Hulu is signing up twice as many subscribers every day as it was a year earlier, CEO Jason Kilar, said in the statement. As the marketplace is exploding with new viewers and cord-cutters Hulu is competing hard for subscriber eyeballs and advertisers with Netflix, YouTube and Yahoo.

Hulu’s owners, which include Disney’s ABC, News Corp.’s Fox and Comcast’s NBC, called off an auction of the website in October, saying the strategic value of the business outweighed the benefits of a potential sale. In July, the company predicted total subscribers would top 1 million during Q3. More than half of revenue will come from the $7.99-a-month Hulu Plus service later this year, Kilar said.

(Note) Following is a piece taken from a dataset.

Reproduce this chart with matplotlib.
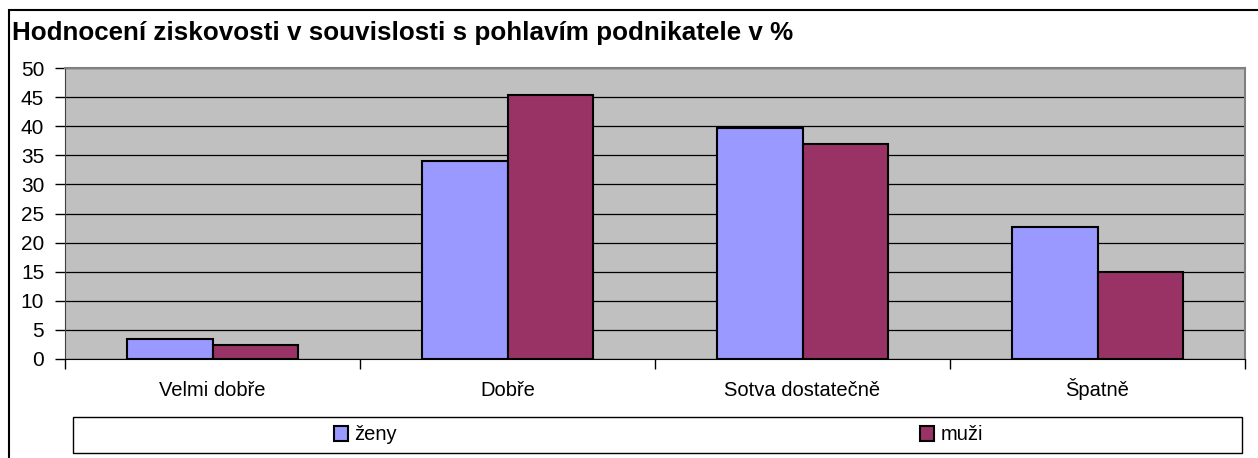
import matplotlib
matplotlib.use('Agg')
import matplotlib.pyplot as plt
import numpy as np
from matplotlib.patches import Rectangle

# data
categories = ['Velmi dobře', 'Dobře', 'Sotva dostatečně', 'Špatně']
zeny = [3.4, 34.1, 39.7, 22.6]
muzi = [2.4, 45.4, 37.0, 15.0]
series_names = ['ženy', 'muži']
yticks = list(range(0, 51, 5))

plt.rcParams['font.family'] = ['Liberation Sans', 'DejaVu Sans']

W, H = 1258, 458
fig = plt.figure(figsize=(W / 100, H / 100), dpi=100)

# outer chart border (left and top visible, rest runs off the image)
fig.patches.append(Rectangle((9 / W, -0.1), 1.0, 1.1 - 10 / H, transform=fig.transFigure,
                             fill=False, edgecolor='black', linewidth=1.5))

fig.text(12 / W, 1 - 40 / H, 'Hodnocení ziskovosti v souvislosti s pohlavím podnikatele v %',
         fontsize=18.7, fontweight='bold', va='baseline', ha='left')

ax = fig.add_axes([65 / W, 1 - 359 / H, (1245 - 65) / W, (359 - 68) / H])
ax.set_facecolor('#c0c0c0')

x = np.arange(len(categories))
bw = 0.29
b1 = ax.bar(x - bw / 2, zeny, bw, color='#9999ff', edgecolor='black', linewidth=1.5,
            label=series_names[0], zorder=3)
b2 = ax.bar(x + bw / 2, muzi, bw, color='#993366', edgecolor='black', linewidth=1.5,
            label=series_names[1], zorder=3)

ax.set_xlim(-0.5, len(categories) - 0.5)
ax.set_ylim(0, 50)
ax.set_yticks(yticks)
ax.yaxis.grid(True, color='black', linewidth=0.9)
ax.set_axisbelow(True)

ax.set_xticks(x)
ax.set_xticklabels(categories, fontsize=14.5)
for lab in ax.get_xticklabels():
    lab.set_verticalalignment('baseline')  # keep Š on the same baseline
ax.set_xticks(np.arange(-0.5, len(categories)), minor=True)
ax.tick_params(axis='x', which='major', length=0, pad=27)
ax.tick_params(axis='x', which='minor', length=7, direction='out', color='black', width=1)
ax.tick_params(axis='y', length=7, direction='out', pad=8, labelsize=15, width=1)

for s in ['top', 'right']:
    ax.spines[s].set_color('#808080')
    ax.spines[s].set_linewidth(1.5)
ax.spines['left'].set_color('#404040')
ax.spines['bottom'].set_color('black')

# legend box spanning the width
fig.patches.append(Rectangle((73 / W, 1 - 453 / H), (1242 - 73) / W, 36 / H, transform=fig.transFigure,
                             facecolor='white', edgecolor='black', linewidth=1))
fig.legend(handles=[b1, b2], ncol=2, loc='center left', bbox_to_anchor=(334 / W, 1 - 435 / H),
           frameon=False, fontsize=14.5, handlelength=0.7, handleheight=0.7, handletextpad=0.3,
           columnspacing=26, borderpad=0, borderaxespad=0)

fig.savefig('out.png', dpi=100)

RBR-TVBR observation: $7.99 per month vs. a bare minimum of $55 per month for cable. The tough economic times are driving much of the business over—you still have to pay the same for internet service—it is inelastic demand today. Not so with cable. Folks can easily cut the cord when they still get to watch what they want and like, and that is the case more and more with new content deals announced daily from Hulu, Netflix and YouTube. Part of the draw, also, is the internet generations are accustomed to seeking out what they want to watch, not having to choose from a massive programming list. There’s an appeal there, it’s simpler for viewers to just enter what they want in a search box.